Species of flowering plant

Streptoglossa adscendens, commonly known as desert daisy, is a species of flowering plant in the family Asteraceae and grows in all mainland states of Australia with the exception of Victoria. It is a ground cover, upright or ascending perennial or annual herb with purple or pink flowers.

==Description==
Streptoglossa adscendens is a short-lived, leafy, many branched perennial or prostrate herb to 40 cm high with faintly aromatic, glandular leaves and upright stems covered in soft, thin hairs.

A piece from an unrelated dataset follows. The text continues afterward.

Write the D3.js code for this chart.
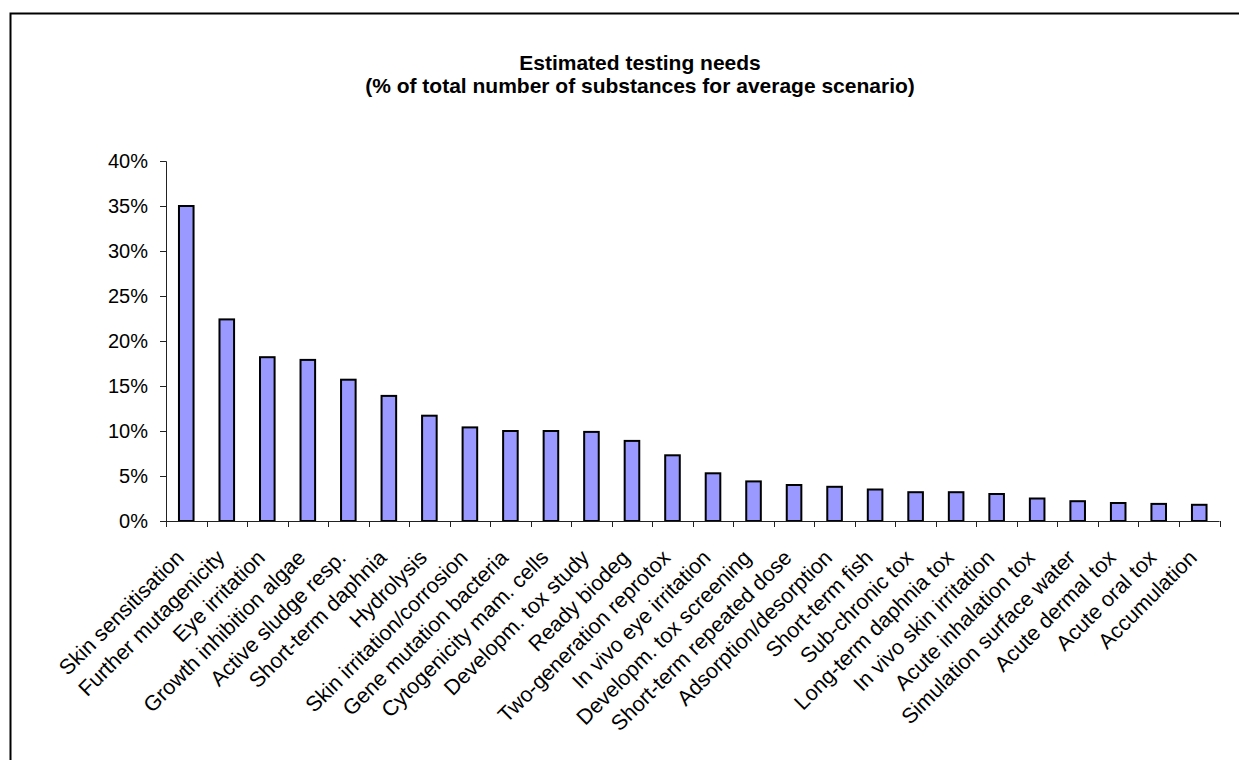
<!DOCTYPE html>
<html>
<head>
<meta charset="utf-8">
<script src="https://cdn.jsdelivr.net/npm/d3@7"></script>
<style>
  html, body { margin: 0; padding: 0; background: #fff; }
  svg { display: block; font-family: "Liberation Sans", Arial, sans-serif; }
</style>
</head>
<body>
<svg id="chart" width="1239" height="760"></svg>
<script>
// Testing needs per endpoint, share of all substances (average scenario)
const categories = [
  "Skin sensitisation", "Further mutagenicity", "Eye irritation",
  "Growth inhibition algae", "Active sludge resp.", "Short-term daphnia",
  "Hydrolysis", "Skin irritation/corrosion", "Gene mutation bacteria",
  "Cytogenicity mam. cells", "Developm. tox study", "Ready biodeg",
  "Two-generation reprotox", "In vivo eye irritation", "Developm. tox screening",
  "Short-term repeated dose", "Adsorption/desorption", "Short-term fish",
  "Sub-chronic tox", "Long-term daphnia tox", "In vivo skin irritation",
  "Acute inhalation tox", "Simulation surface water", "Acute dermal tox",
  "Acute oral tox", "Accumulation"
];
const values = [
  0.350, 0.224, 0.182, 0.179, 0.157, 0.139,
  0.117, 0.104, 0.100, 0.100, 0.099, 0.089,
  0.073, 0.053, 0.044, 0.040, 0.038, 0.035,
  0.032, 0.032, 0.030, 0.025, 0.022, 0.020,
  0.019, 0.018
];
const yTicks = [0, 0.05, 0.10, 0.15, 0.20, 0.25, 0.30, 0.35, 0.40];
const titleLines = [
  "Estimated testing needs",
  "(% of total number of substances for average scenario)"
];

const svg = d3.select("#chart");

// chart frame
svg.append("rect")
  .attr("x", 10.5).attr("y", 13.5)
  .attr("width", 1260).attr("height", 780)
  .attr("fill", "none").attr("stroke", "#000").attr("stroke-width", 2);

// plot area
const plotLeft = 166, plotRight = 1219.5, plotTop = 161, plotBottom = 521;
const data = categories.map((c, i) => ({ c, v: values[i] }));

const gap = 0.64;
const x = d3.scaleBand()
  .domain(categories)
  .range([plotLeft, plotRight])
  .paddingInner(gap)
  .paddingOuter(gap / 2);

const y = d3.scaleLinear().domain([0, 0.40]).range([plotBottom, plotTop]);

// title
const titleX = 640;
const title = svg.append("text")
  .attr("x", titleX).attr("y", 70)
  .attr("text-anchor", "middle")
  .attr("font-weight", "bold")
  .attr("font-size", 21);
titleLines.forEach((t, i) => {
  title.append("tspan").attr("x", titleX).attr("dy", i === 0 ? 0 : 23).text(t);
});

// y axis
const yAxis = d3.axisLeft(y)
  .tickValues(yTicks)
  .tickFormat(d3.format(".0%"))
  .tickSize(6)
  .tickPadding(12);
const gy = svg.append("g")
  .attr("transform", `translate(${plotLeft},0)`)
  .call(yAxis);
gy.select(".domain").attr("stroke", "#222");
gy.selectAll(".tick line").attr("stroke", "#222");
gy.selectAll(".tick text")
  .attr("font-size", 20)
  .attr("fill", "#000")
  .attr("font-family", "'Liberation Sans', Arial, sans-serif");

// bars
svg.append("g").selectAll("rect")
  .data(data)
  .join("rect")
  .attr("x", d => x(d.c))
  .attr("width", x.bandwidth())
  .attr("y", d => y(d.v))
  .attr("height", d => y(0) - y(d.v))
  .attr("fill", "#9999FF")
  .attr("stroke", "#000")
  .attr("stroke-width", 2);

// x axis: baseline with ticks at category boundaries
const gx = svg.append("g");
gx.append("line")
  .attr("x1", plotLeft).attr("x2", plotRight)
  .attr("y1", plotBottom + 0.5).attr("y2", plotBottom + 0.5)
  .attr("stroke", "#222");
gx.selectAll("line.tick")
  .data(d3.range(categories.length + 1))
  .join("line")
  .attr("class", "tick")
  .attr("x1", i => Math.round(plotLeft + i * x.step()) + 0.5)
  .attr("x2", i => Math.round(plotLeft + i * x.step()) + 0.5)
  .attr("y1", plotBottom)
  .attr("y2", plotBottom + 6)
  .attr("stroke", "#222");

// rotated category labels
gx.selectAll("text")
  .data(categories)
  .join("text")
  .attr("transform", c => `translate(${x(c) + x.bandwidth() / 2 - 1},${plotBottom + 38}) rotate(-45)`)
  .attr("text-anchor", "end")
  .attr("font-size", 21.5)
  .attr("fill", "#000")
  .text(c => c);
</script>
</body>
</html>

The leaves are oblong to lance shaped, rarely spoon shaped, 1-5 cm long, 0.1-1.7 mm wide, narrowing gradually at the base, margins smooth or toothed and ending in a point. The flowers are borne on a short peduncle or almost sessile usually in clusters near the apex of leafy branches, consisting of 20-40 pink florets, involucre 0.7-1.1 cm long, enclosed by a distinctive whorl of 3 or 4 leaves 0.5-1.5 cm long, bracts purplish or green, smooth or with soft hairs. Flowering occurs from March to October and the fruit is dry, one-seeded, ribbed, 2-3 mm long and densely covered with silky, flattened hairs.

==Taxonomy and naming==
Streptoglossa adscendens was first described George Bentham in Flora Australiensis as Pterigeron adscendens. In 1981 Clyde Robert Dunlop changed the name to Streptoglossa adscendens and the description was published in Journal of the Adelaide Botanic Garden. The specific epithet (adscendens) means "ascending".

==Distribution and habitat==
Desert daisy grows in a variety of habitats including granite hills and the edges of salt lakes in rocky, clay soils in all Australian mainland states other than Victoria.